A 2011 report by insurance company United Educators highlights a baffling contradiction between how schools actually respond to lawsuits based on their handling of sexual violence cases and how court decisions in such lawsuits suggest schools should respond. The report analyzed insurance claims for these types of lawsuits from 2006-2010, stating that 54% were brought by accused assailants and 72% of schools’ financial losses came from accused students’ claims. It does not specify how many lawsuits schools settled and how many were litigated.
After years of hearing arguments that seem supported by U.E.’s report—that colleges cannot better address sexual violence on campus without losing money in lawsuits by accused students—I decided to do some research. I concluded from this research that schools face exponentially more expensive liability for violating student victims’ rights under Title IX (the federal statute prohibiting sex discrimination in education) than they do for violating accused assailants’ due process rights. My research shows that the top two settlements publicly disclosed in litigated Title IX cases cost those schools $2.8 million and $850,000. Although most cases never reach a jury award, these settlements are a decent indicator that the parties anticipated a quite large jury award and other costs. My research also uncovered over 50 Title IX cases decided unfavorably towards schools and therefore likely to cost them some money.

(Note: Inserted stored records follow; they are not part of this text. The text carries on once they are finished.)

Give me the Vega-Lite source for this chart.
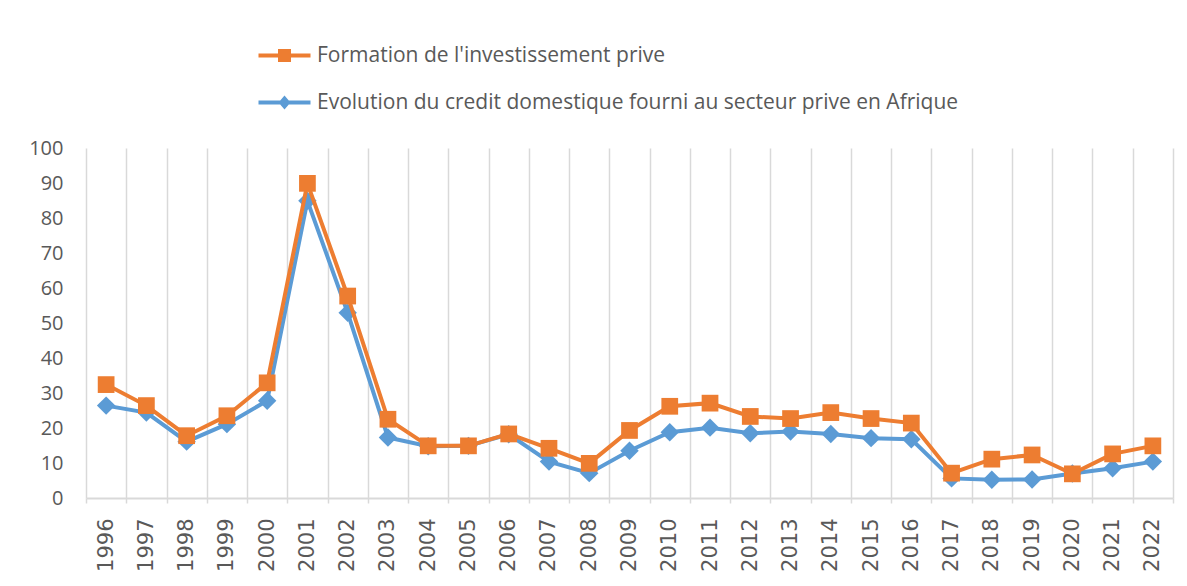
{
  "$schema": "https://vega.github.io/schema/vega-lite/v6.json",
  "width": 1087,
  "height": 350,
  "autosize": {"type": "none"},
  "padding": {"left": 86, "top": 148, "right": 14, "bottom": 88},
  "background": "white",
  "config": {"view": {"stroke": null}},
  "data": {
    "values": [
      {"year": "1996", "series": "Formation de l'investissement prive", "value": 32.4},
      {"year": "1997", "series": "Formation de l'investissement prive", "value": 26.4},
      {"year": "1998", "series": "Formation de l'investissement prive", "value": 17.8},
      {"year": "1999", "series": "Formation de l'investissement prive", "value": 23.5},
      {"year": "2000", "series": "Formation de l'investissement prive", "value": 32.9},
      {"year": "2001", "series": "Formation de l'investissement prive", "value": 89.9},
      {"year": "2002", "series": "Formation de l'investissement prive", "value": 57.7},
      {"year": "2003", "series": "Formation de l'investissement prive", "value": 22.5},
      {"year": "2004", "series": "Formation de l'investissement prive", "value": 14.9},
      {"year": "2005", "series": "Formation de l'investissement prive", "value": 14.9},
      {"year": "2006", "series": "Formation de l'investissement prive", "value": 18.3},
      {"year": "2007", "series": "Formation de l'investissement prive", "value": 14.2},
      {"year": "2008", "series": "Formation de l'investissement prive", "value": 9.9},
      {"year": "2009", "series": "Formation de l'investissement prive", "value": 19.3},
      {"year": "2010", "series": "Formation de l'investissement prive", "value": 26.2},
      {"year": "2011", "series": "Formation de l'investissement prive", "value": 27.1},
      {"year": "2012", "series": "Formation de l'investissement prive", "value": 23.3},
      {"year": "2013", "series": "Formation de l'investissement prive", "value": 22.7},
      {"year": "2014", "series": "Formation de l'investissement prive", "value": 24.4},
      {"year": "2015", "series": "Formation de l'investissement prive", "value": 22.7},
      {"year": "2016", "series": "Formation de l'investissement prive", "value": 21.4},
      {"year": "2017", "series": "Formation de l'investissement prive", "value": 7.1},
      {"year": "2018", "series": "Formation de l'investissement prive", "value": 11.1},
      {"year": "2019", "series": "Formation de l'investissement prive", "value": 12.3},
      {"year": "2020", "series": "Formation de l'investissement prive", "value": 6.9},
      {"year": "2021", "series": "Formation de l'investissement prive", "value": 12.6},
      {"year": "2022", "series": "Formation de l'investissement prive", "value": 14.9},
      {"year": "1996", "series": "Evolution du credit domestique fourni au secteur prive en Afrique", "value": 26.4},
      {"year": "1997", "series": "Evolution du credit domestique fourni au secteur prive en Afrique", "value": 24.4},
      {"year": "1998", "series": "Evolution du credit domestique fourni au secteur prive en Afrique", "value": 16.1},
      {"year": "1999", "series": "Evolution du credit domestique fourni au secteur prive en Afrique", "value": 21.1},
      {"year": "2000", "series": "Evolution du credit domestique fourni au secteur prive en Afrique", "value": 27.8},
      {"year": "2001", "series": "Evolution du credit domestique fourni au secteur prive en Afrique", "value": 84.9},
      {"year": "2002", "series": "Evolution du credit domestique fourni au secteur prive en Afrique", "value": 52.9},
      {"year": "2003", "series": "Evolution du credit domestique fourni au secteur prive en Afrique", "value": 17.3},
      {"year": "2004", "series": "Evolution du credit domestique fourni au secteur prive en Afrique", "value": 14.8},
      {"year": "2005", "series": "Evolution du credit domestique fourni au secteur prive en Afrique", "value": 14.9},
      {"year": "2006", "series": "Evolution du credit domestique fourni au secteur prive en Afrique", "value": 18.2},
      {"year": "2007", "series": "Evolution du credit domestique fourni au secteur prive en Afrique", "value": 10.4},
      {"year": "2008", "series": "Evolution du credit domestique fourni au secteur prive en Afrique", "value": 7.1},
      {"year": "2009", "series": "Evolution du credit domestique fourni au secteur prive en Afrique", "value": 13.5},
      {"year": "2010", "series": "Evolution du credit domestique fourni au secteur prive en Afrique", "value": 18.8},
      {"year": "2011", "series": "Evolution du credit domestique fourni au secteur prive en Afrique", "value": 20.1},
      {"year": "2012", "series": "Evolution du credit domestique fourni au secteur prive en Afrique", "value": 18.5},
      {"year": "2013", "series": "Evolution du credit domestique fourni au secteur prive en Afrique", "value": 19.0},
      {"year": "2014", "series": "Evolution du credit domestique fourni au secteur prive en Afrique", "value": 18.3},
      {"year": "2015", "series": "Evolution du credit domestique fourni au secteur prive en Afrique", "value": 17.1},
      {"year": "2016", "series": "Evolution du credit domestique fourni au secteur prive en Afrique", "value": 16.8},
      {"year": "2017", "series": "Evolution du credit domestique fourni au secteur prive en Afrique", "value": 5.6},
      {"year": "2018", "series": "Evolution du credit domestique fourni au secteur prive en Afrique", "value": 5.2},
      {"year": "2019", "series": "Evolution du credit domestique fourni au secteur prive en Afrique", "value": 5.3},
      {"year": "2020", "series": "Evolution du credit domestique fourni au secteur prive en Afrique", "value": 7.0},
      {"year": "2021", "series": "Evolution du credit domestique fourni au secteur prive en Afrique", "value": 8.5},
      {"year": "2022", "series": "Evolution du credit domestique fourni au secteur prive en Afrique", "value": 10.4}
    ]
  },
  "encoding": {
    "x": {
      "field": "year",
      "type": "ordinal",
      "bandPosition": 0.5,
      "scale": {"type": "band", "paddingInner": 0, "paddingOuter": 0},
      "axis": {
        "title": null,
        "labelAngle": -90,
        "tickBand": "extent",
        "grid": true,
        "gridColor": "#d9d9d9",
        "gridWidth": 1.5,
        "domainColor": "#d9d9d9",
        "domainWidth": 2,
        "tickColor": "#d9d9d9",
        "tickSize": 5,
        "tickWidth": 1.5,
        "labelPadding": 15,
        "labelFont": "DejaVu Sans",
        "labelFontSize": 21,
        "labelColor": "#595959"
      }
    },
    "y": {
      "field": "value",
      "type": "quantitative",
      "scale": {"domain": [0, 100]},
      "axis": {
        "title": null,
        "values": [0, 10, 20, 30, 40, 50, 60, 70, 80, 90, 100],
        "grid": false,
        "domain": false,
        "ticks": false,
        "labelPadding": 23,
        "labelFont": "Open Sans",
        "labelFontSize": 20,
        "labelColor": "#595959"
      }
    },
    "color": {
      "field": "series",
      "type": "nominal",
      "scale": {"domain": ["Formation de l'investissement prive", "Evolution du credit domestique fourni au secteur prive en Afrique"], "range": ["#ED7D31", "#5B9BD5"]},
      "legend": {
        "orient": "none",
        "legendX": 188,
        "legendY": -103,
        "direction": "vertical",
        "title": null,
        "padding": 0,
        "symbolSize": 400,
        "labelOffset": 22,
        "rowPadding": 25,
        "labelLimit": 1000,
        "labelFont": "Open Sans",
        "labelFontSize": 21,
        "labelColor": "#595959",
        "encode": {
          "symbols": {
            "update": {
              "shape": {"signal": "substring(datum.value, 0, 4) == 'Form' ? 'M-2.6,-0.2H2.6V0.2H-2.6Z M-0.65,-0.65H0.65V0.65H-0.65Z' : 'M-2.6,-0.2H2.6V0.2H-2.6Z M0,-0.7L0.6,0L0,0.7L-0.6,0Z'"},
              "fill": {"signal": "substring(datum.value, 0, 4) == 'Form' ? '#ED7D31' : '#5B9BD5'"},
              "stroke": {"value": "transparent"},
              "strokeWidth": {"value": 0},
              "opacity": {"value": 1}
            }
          }
        }
      }
    }
  },
  "layer": [
    {
      "transform": [{"filter": {"field": "series", "equal": "Evolution du credit domestique fourni au secteur prive en Afrique"}}],
      "mark": {"type": "line", "strokeWidth": 4}
    },
    {
      "transform": [{"filter": {"field": "series", "equal": "Evolution du credit domestique fourni au secteur prive en Afrique"}}],
      "mark": {"type": "point", "shape": "diamond", "filled": true, "size": 340, "opacity": 1}
    },
    {
      "transform": [{"filter": {"field": "series", "equal": "Formation de l'investissement prive"}}],
      "mark": {"type": "line", "strokeWidth": 4}
    },
    {
      "transform": [{"filter": {"field": "series", "equal": "Formation de l'investissement prive"}}],
      "mark": {"type": "point", "shape": "square", "filled": true, "size": 280, "opacity": 1}
    }
  ]
}
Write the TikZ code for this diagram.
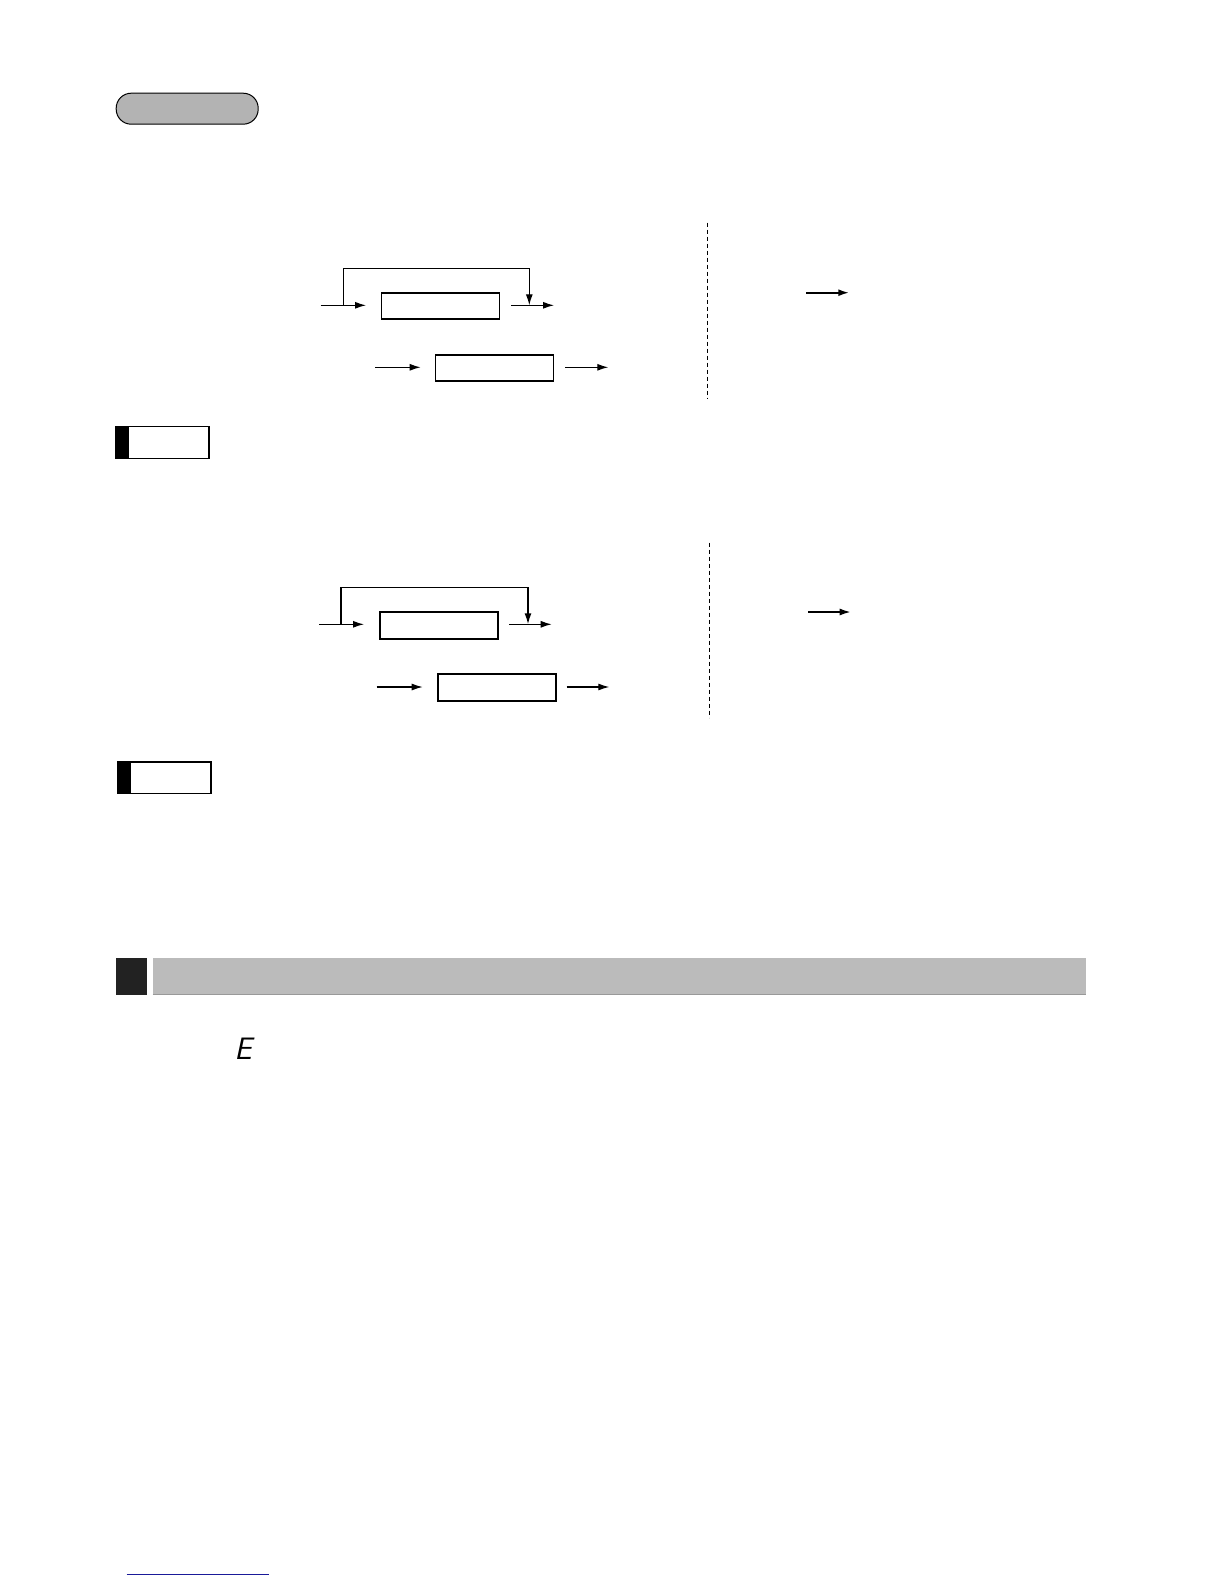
\documentclass[tikz,border=0pt]{standalone}
\usetikzlibrary{arrows.meta}
\definecolor{pillgray}{HTML}{B3B3B3}
\definecolor{bargray}{HTML}{BBBBBB}
\definecolor{bardark}{HTML}{222222}
\definecolor{linkblue}{HTML}{1A1A99}
\begin{document}
\begin{tikzpicture}[x=1pt,y=-1pt,
  flowbox/.style={draw,line width=1.3pt,minimum width=118pt,minimum height=26pt,inner sep=0pt,anchor=north west},
  flowarrow/.style={line width=1.2pt,-{Latex[length=11pt,width=7pt]}},
  looparrow/.style={line width=1.2pt,-{Latex[length=11pt,width=7pt]}},
  sidearrow/.style={line width=2pt,-{Latex[length=11pt,width=7pt]}},
  divider/.style={line width=1pt,dash pattern=on 4pt off 3pt},
  notebox/.style={draw,line width=1.2pt,minimum width=93pt,minimum height=31.5pt,inner sep=0pt,anchor=north west}]
\useasboundingbox (0,0) rectangle (1224,1584);
% header pill
\node[draw,line width=1pt,fill=pillgray,rounded corners=15pt,minimum width=142pt,minimum height=31pt,inner sep=0pt,anchor=north west] (pill) at (115.7,92.7) {};
% ---------- diagram 1 ----------
\node[flowbox] (boxA) at (380.7,292.3) {};
\node[flowbox] (boxB) at (435,354.3) {};
\coordinate (a1in) at (320.7,305.3);
\coordinate (a1end) at (366,305.3);
\coordinate (a1loopL) at (343.3,305.3);
\coordinate (a1loopR) at (529.3,305.3);
\coordinate (a1out) at (511,305.3);
\coordinate (a1outend) at (554,305.3);
\draw[flowarrow] (a1in) -- (a1end);
\draw[looparrow] (a1loopL) |- (343.3,268.3) -| (a1loopR);
\draw[flowarrow] (a1out) -- (a1outend);
\coordinate (b1in) at (375,367.3);
\coordinate (b1end) at (420.7,367.3);
\coordinate (b1out) at (565,367.3);
\coordinate (b1outend) at (608.3,367.3);
\draw[flowarrow] (b1in) -- (b1end);
\draw[flowarrow] (b1out) -- (b1outend);
\coordinate (d1top) at (707.3,222.7);
\coordinate (d1bot) at (707.3,399);
\draw[divider] (d1top) -- (d1bot);
\coordinate (s1a) at (806,292.7);
\coordinate (s1b) at (849.3,292.7);
\draw[sidearrow] (s1a) -- (s1b);
% note box 1
\node[notebox] (note1) at (115.3,426) {};
\fill (note1.north west) rectangle (128.7,457.7);
% ---------- diagram 2 ----------
\node[flowbox,minimum height=27pt] (boxC) at (379.3,611.3) {};
\node[flowbox,minimum height=27pt] (boxD) at (437.3,673.3) {};
\coordinate (a2in) at (319,624.3);
\coordinate (a2end) at (364,624.3);
\coordinate (a2loopL) at (341,624.3);
\coordinate (a2loopR) at (528,624.3);
\coordinate (a2out) at (509,624.3);
\coordinate (a2outend) at (551.7,624.3);
\draw[flowarrow] (a2in) -- (a2end);
\draw[looparrow,line width=1.5pt] (a2loopL) |- (341,587.3) -| (a2loopR);
\draw[flowarrow] (a2out) -- (a2outend);
\coordinate (b2in) at (376.7,687);
\coordinate (b2end) at (422.7,687);
\coordinate (b2out) at (566.7,687);
\coordinate (b2outend) at (609.3,687);
\draw[flowarrow] (b2in) -- (b2end);
\draw[flowarrow] (b2out) -- (b2outend);
\coordinate (d2top) at (709.3,542.7);
\coordinate (d2bot) at (709.3,717.7);
\draw[divider] (d2top) -- (d2bot);
\coordinate (s2a) at (808.3,612);
\coordinate (s2b) at (850.7,612);
\draw[flowarrow,line width=1.6pt] (s2a) -- (s2b);
% note box 2
\node[notebox] (note2) at (117.3,761.3) {};
\fill (note2.north west) rectangle (131,792.7);
% ---------- section bar ----------
\node[fill=bardark,minimum width=30.7pt,minimum height=37.3pt,inner sep=0pt,anchor=north west] (secmark) at (116,957.7) {};
\node[fill=bargray,minimum width=933.3pt,minimum height=36.3pt,inner sep=0pt,anchor=north west] (secbar) at (152.7,957.7) {};
\draw[line width=0.8pt,color=black!40] (secbar.south west) -- (secbar.south east);
% segment E
\node[font=\sffamily\slshape\fontsize{31}{31}\selectfont,inner sep=0pt,anchor=base] (segE) at (243,1059) {E};
% footer line
\coordinate (footL) at (126.7,1574.7);
\coordinate (footR) at (269,1574.7);
\draw[line width=1.2pt,color=linkblue] (footL) -- (footR);
\end{tikzpicture}
\end{document}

In contrast, I found only three cases where the court decided that the school’s disciplinary procedures in a sexual violence case violated due process. In only one of those cases was the student awarded any money, $26,500 of the $5.5 million he claimed he was due. Although legal research can always miss some cases, research by Dean Michelle Anderson of CUNY Law School corroborates this lack of legal victories for accused assailants.
These results are quite predictable based on the legal standard set by the U.S. Supreme Court that applies to schools’ abilities to discipline students for all kinds of misconduct. That standard recognizes that schools are not criminal courts and do not have criminal courts’ powers, especially the powers to imprison and execute. Courts have consistently rejected accused students’ demands for due process protections designed to protect criminal defendants from unjust imprisonment or execution.
In contrast, schools do have an interest—even without Title IX’s legal obligations—to ensure a safe and equal learning environment for all of their students. And these cases show that the courts support these pre-existing, community-based goals and have arranged schools’ liabilities accordingly.
It is impossible to know, based on U.E.’s limited information, why schools appeared to have acted against their interests (financial and otherwise) from 2006-2010, but things have changed dramatically since then. Now, many more student survivors understand their Title IX rights, and the public conversation, led by the White House, is explaining why schools have obligations to address this violence beyond the redress provided by the criminal law. In light of all these shifts, it’ll be very interesting to see what a 2016 U.E. follow-up report shows.